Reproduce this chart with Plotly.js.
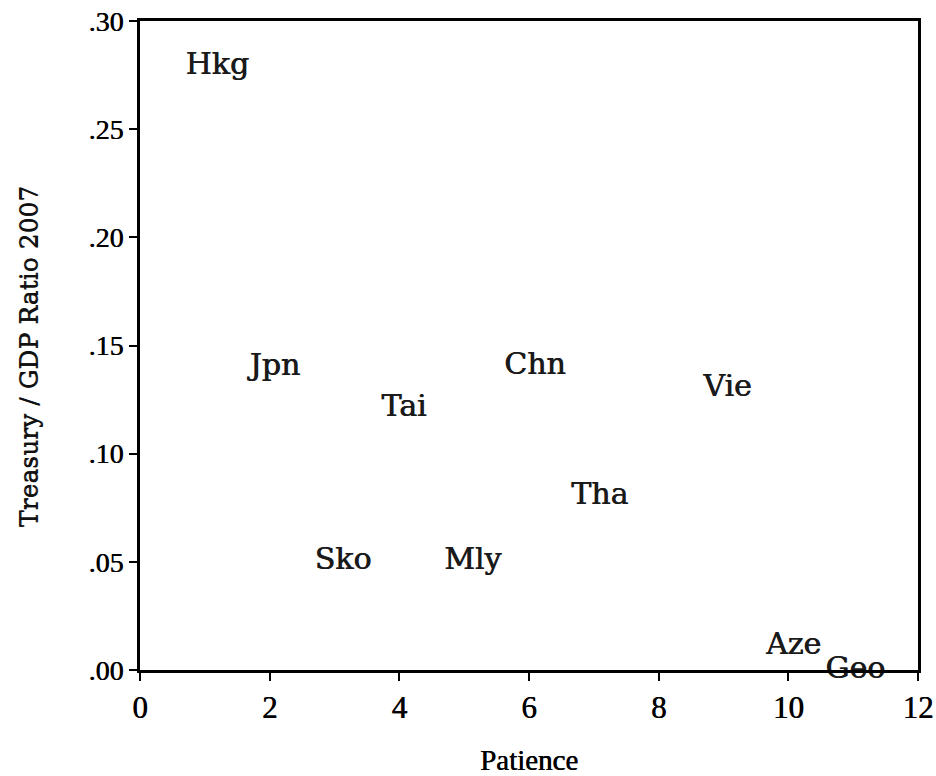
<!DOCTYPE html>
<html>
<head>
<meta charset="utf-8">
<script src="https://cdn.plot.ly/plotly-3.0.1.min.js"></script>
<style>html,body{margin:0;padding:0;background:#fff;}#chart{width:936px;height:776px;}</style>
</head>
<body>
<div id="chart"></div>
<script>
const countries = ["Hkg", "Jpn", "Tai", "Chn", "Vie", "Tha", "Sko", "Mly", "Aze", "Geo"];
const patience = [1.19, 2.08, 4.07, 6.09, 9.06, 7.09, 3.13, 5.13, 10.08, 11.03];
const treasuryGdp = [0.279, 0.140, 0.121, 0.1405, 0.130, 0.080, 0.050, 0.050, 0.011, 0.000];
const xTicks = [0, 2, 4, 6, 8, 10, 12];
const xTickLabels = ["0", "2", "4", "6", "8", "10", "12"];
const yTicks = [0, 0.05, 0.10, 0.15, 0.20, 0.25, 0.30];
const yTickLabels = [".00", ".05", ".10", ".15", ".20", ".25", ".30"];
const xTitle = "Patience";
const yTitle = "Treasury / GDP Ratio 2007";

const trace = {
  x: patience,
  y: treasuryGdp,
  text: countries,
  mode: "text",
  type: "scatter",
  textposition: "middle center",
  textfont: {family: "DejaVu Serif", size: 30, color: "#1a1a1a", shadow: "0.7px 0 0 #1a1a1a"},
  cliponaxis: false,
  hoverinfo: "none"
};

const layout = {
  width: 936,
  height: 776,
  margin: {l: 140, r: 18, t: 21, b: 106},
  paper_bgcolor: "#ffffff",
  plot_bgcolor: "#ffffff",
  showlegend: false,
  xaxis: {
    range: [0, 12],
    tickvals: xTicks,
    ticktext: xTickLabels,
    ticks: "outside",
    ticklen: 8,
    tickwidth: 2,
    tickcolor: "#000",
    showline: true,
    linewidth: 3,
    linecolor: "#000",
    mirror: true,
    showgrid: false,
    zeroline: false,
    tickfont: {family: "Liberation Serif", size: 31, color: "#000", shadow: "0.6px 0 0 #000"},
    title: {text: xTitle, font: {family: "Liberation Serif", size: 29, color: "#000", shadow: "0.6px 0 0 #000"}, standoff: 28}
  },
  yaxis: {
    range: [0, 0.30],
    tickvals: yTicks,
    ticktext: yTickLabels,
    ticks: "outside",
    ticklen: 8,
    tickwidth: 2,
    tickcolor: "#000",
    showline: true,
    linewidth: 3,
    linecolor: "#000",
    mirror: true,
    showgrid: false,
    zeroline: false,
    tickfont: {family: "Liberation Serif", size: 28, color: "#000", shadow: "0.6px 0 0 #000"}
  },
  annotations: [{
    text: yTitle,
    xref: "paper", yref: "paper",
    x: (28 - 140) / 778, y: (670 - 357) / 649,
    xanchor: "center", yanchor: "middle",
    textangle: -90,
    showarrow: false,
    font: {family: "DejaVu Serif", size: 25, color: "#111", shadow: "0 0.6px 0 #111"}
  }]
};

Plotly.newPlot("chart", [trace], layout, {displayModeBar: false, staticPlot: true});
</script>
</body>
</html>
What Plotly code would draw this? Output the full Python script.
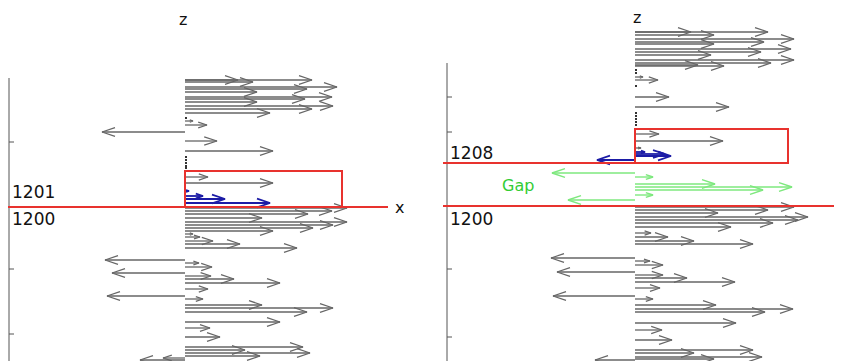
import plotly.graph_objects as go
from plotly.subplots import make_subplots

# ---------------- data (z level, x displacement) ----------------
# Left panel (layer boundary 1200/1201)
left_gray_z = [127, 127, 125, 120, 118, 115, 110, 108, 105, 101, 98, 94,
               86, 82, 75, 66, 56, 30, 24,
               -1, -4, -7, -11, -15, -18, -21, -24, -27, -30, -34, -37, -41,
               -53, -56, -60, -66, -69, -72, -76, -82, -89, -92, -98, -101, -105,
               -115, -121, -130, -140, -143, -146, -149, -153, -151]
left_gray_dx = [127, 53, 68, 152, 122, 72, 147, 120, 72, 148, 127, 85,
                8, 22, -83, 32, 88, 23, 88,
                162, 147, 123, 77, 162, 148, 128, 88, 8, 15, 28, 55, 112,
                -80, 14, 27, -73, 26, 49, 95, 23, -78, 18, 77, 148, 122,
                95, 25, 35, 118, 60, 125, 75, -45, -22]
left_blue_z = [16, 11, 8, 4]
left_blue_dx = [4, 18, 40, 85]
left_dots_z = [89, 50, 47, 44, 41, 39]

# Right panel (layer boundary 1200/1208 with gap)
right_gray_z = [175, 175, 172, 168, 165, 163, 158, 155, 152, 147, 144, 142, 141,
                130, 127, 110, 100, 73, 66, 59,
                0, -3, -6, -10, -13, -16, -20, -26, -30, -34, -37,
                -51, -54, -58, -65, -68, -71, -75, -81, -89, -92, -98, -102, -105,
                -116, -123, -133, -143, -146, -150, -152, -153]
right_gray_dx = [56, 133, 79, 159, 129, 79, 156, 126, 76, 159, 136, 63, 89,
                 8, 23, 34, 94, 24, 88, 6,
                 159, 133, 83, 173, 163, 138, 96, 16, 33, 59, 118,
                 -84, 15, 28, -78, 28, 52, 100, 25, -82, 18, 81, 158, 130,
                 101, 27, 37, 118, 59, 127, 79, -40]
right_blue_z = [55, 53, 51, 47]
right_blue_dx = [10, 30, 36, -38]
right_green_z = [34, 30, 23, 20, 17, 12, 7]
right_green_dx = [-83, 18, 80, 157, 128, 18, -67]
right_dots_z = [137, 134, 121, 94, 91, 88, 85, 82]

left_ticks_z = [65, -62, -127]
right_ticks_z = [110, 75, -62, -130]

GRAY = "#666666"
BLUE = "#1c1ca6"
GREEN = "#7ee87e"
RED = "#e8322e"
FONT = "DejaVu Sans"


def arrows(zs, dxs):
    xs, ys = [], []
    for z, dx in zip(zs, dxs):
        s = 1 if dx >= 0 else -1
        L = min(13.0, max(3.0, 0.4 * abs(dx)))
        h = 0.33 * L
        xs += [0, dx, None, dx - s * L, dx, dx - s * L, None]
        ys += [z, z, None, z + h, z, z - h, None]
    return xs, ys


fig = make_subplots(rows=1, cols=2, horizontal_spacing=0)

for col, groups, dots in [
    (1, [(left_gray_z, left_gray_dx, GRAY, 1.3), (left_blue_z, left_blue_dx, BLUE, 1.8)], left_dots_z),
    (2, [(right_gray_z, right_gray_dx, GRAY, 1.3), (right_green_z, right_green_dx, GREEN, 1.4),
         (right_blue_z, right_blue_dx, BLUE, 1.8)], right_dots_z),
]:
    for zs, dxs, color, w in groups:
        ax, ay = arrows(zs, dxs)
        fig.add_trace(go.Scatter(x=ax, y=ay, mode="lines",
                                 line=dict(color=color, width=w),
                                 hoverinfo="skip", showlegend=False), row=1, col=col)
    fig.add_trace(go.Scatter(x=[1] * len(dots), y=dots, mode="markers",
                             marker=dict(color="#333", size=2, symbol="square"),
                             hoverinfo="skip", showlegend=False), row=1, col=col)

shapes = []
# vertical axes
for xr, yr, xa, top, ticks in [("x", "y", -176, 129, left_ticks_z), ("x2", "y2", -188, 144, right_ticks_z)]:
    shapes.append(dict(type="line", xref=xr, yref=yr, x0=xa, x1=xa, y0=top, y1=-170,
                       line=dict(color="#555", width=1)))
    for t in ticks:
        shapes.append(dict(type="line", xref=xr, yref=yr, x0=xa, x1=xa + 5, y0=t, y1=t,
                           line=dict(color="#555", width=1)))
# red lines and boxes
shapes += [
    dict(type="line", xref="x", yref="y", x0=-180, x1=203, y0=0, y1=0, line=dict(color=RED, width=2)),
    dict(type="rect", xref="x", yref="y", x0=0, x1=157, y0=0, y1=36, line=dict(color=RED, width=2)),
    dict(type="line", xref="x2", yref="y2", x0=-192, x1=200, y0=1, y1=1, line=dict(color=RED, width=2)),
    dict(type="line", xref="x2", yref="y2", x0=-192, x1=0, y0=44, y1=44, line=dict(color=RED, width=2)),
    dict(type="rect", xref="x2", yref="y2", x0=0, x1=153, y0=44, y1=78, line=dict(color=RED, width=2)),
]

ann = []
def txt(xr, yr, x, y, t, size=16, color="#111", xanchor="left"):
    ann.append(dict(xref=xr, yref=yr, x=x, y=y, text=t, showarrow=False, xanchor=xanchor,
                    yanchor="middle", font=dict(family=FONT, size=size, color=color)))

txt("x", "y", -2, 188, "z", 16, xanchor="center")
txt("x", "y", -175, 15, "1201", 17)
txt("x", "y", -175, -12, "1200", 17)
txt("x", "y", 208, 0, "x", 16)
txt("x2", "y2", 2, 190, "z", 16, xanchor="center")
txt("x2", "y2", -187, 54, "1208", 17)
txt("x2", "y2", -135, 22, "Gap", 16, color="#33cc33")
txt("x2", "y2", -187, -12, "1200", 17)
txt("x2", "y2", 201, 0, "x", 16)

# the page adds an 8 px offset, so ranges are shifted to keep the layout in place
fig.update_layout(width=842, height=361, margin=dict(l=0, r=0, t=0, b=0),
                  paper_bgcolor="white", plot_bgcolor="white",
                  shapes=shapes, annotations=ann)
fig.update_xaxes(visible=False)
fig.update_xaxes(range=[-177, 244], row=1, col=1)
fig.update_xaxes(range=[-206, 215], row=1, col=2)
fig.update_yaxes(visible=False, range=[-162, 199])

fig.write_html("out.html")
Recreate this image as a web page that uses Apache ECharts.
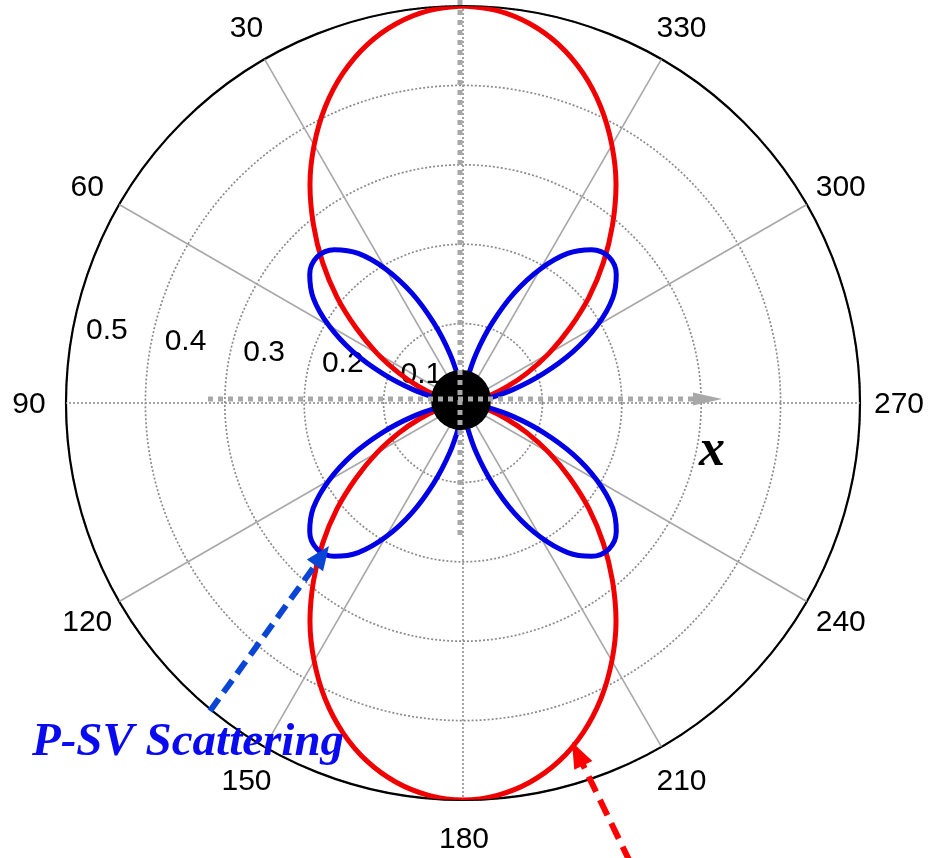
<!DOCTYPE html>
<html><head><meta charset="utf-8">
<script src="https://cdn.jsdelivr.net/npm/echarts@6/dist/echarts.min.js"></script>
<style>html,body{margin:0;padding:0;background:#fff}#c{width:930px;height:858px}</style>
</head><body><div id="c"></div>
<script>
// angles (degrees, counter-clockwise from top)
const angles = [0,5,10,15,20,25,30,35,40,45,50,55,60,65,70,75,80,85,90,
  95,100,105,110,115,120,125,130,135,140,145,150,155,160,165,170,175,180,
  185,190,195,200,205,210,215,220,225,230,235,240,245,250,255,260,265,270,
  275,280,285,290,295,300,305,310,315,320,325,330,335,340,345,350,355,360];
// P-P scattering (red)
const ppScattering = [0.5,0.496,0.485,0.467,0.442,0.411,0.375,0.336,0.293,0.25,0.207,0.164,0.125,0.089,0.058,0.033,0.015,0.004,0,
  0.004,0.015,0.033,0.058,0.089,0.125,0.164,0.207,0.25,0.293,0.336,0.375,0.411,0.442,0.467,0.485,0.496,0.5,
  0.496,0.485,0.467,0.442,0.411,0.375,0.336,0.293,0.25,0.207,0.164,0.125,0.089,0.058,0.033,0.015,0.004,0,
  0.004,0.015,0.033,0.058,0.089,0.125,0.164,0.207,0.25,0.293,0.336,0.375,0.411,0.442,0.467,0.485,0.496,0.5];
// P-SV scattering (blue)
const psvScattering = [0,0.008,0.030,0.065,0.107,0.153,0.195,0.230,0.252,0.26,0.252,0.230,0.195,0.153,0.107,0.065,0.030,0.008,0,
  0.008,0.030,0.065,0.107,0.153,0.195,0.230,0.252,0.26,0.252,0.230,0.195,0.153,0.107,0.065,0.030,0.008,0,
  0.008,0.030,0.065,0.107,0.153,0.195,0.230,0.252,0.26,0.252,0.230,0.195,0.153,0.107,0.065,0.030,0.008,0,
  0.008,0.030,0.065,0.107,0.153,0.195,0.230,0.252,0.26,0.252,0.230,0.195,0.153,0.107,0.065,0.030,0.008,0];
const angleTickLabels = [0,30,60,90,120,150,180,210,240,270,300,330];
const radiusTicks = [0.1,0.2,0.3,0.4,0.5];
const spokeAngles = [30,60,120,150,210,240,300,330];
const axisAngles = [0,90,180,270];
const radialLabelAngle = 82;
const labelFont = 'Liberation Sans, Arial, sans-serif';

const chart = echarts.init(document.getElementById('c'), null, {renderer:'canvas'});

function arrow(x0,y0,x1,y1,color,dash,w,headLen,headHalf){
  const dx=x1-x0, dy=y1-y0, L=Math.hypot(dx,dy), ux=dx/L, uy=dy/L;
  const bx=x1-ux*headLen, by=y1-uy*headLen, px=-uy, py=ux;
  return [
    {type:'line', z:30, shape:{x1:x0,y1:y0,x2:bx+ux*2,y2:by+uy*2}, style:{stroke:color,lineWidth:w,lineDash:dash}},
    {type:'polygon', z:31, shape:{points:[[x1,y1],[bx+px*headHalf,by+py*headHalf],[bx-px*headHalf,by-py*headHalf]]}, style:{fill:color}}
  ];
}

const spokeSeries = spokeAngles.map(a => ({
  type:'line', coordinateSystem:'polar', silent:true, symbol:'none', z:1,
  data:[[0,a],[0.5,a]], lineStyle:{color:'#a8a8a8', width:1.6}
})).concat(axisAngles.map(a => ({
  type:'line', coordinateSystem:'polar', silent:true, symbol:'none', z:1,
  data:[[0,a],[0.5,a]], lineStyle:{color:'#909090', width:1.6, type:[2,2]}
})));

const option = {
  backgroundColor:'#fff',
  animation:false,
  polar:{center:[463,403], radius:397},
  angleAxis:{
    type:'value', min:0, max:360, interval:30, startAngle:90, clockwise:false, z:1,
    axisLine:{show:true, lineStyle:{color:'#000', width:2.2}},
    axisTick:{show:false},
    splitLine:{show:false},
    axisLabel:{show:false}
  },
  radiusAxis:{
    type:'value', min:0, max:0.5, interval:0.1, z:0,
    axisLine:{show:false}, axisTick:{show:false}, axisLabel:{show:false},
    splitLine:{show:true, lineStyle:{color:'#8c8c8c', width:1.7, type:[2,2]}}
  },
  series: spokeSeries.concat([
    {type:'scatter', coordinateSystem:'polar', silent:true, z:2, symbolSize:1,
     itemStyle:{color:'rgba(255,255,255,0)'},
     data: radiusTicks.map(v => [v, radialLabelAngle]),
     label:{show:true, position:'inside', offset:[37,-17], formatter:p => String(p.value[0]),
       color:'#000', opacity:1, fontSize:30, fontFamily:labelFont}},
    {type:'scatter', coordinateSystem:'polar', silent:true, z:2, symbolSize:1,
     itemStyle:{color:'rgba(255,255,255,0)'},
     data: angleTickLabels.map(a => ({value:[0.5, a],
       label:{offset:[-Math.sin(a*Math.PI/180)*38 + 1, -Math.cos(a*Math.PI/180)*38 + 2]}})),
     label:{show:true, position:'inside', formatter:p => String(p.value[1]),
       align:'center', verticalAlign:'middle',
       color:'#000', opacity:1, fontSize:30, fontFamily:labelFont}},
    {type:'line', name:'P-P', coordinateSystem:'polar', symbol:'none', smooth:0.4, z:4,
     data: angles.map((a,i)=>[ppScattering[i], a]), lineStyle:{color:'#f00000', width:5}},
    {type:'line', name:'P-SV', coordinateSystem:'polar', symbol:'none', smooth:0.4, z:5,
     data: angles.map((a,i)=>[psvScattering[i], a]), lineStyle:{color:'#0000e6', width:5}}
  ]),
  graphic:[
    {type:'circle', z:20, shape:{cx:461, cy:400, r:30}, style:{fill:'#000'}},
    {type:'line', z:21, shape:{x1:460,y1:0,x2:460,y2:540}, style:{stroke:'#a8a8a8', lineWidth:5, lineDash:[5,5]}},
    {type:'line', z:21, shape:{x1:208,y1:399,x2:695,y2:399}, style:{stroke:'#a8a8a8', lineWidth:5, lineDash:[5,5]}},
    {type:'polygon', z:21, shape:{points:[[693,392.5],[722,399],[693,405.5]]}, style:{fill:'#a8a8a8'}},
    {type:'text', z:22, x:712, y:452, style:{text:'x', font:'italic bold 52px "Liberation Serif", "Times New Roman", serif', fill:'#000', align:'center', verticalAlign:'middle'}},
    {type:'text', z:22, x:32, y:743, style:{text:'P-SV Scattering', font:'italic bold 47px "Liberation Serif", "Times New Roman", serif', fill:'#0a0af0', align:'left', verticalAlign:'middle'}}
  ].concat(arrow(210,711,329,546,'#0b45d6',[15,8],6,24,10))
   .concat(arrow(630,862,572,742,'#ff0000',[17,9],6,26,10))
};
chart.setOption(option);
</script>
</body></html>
────────────────────
### EXERCISE DETAILS
Copy down every line of the entries containing the word "script".

### OUTPUT OF THE EXERCISE
<script src="https://cdn.plot.ly/plotly-3.0.1.min.js"></script>
<script>
</script>
What Plotly code would draw this? Output the full Python script.
<script src="https://cdn.jsdelivr.net/npm/echarts@6/dist/echarts.min.js"></script>
<script>
</script>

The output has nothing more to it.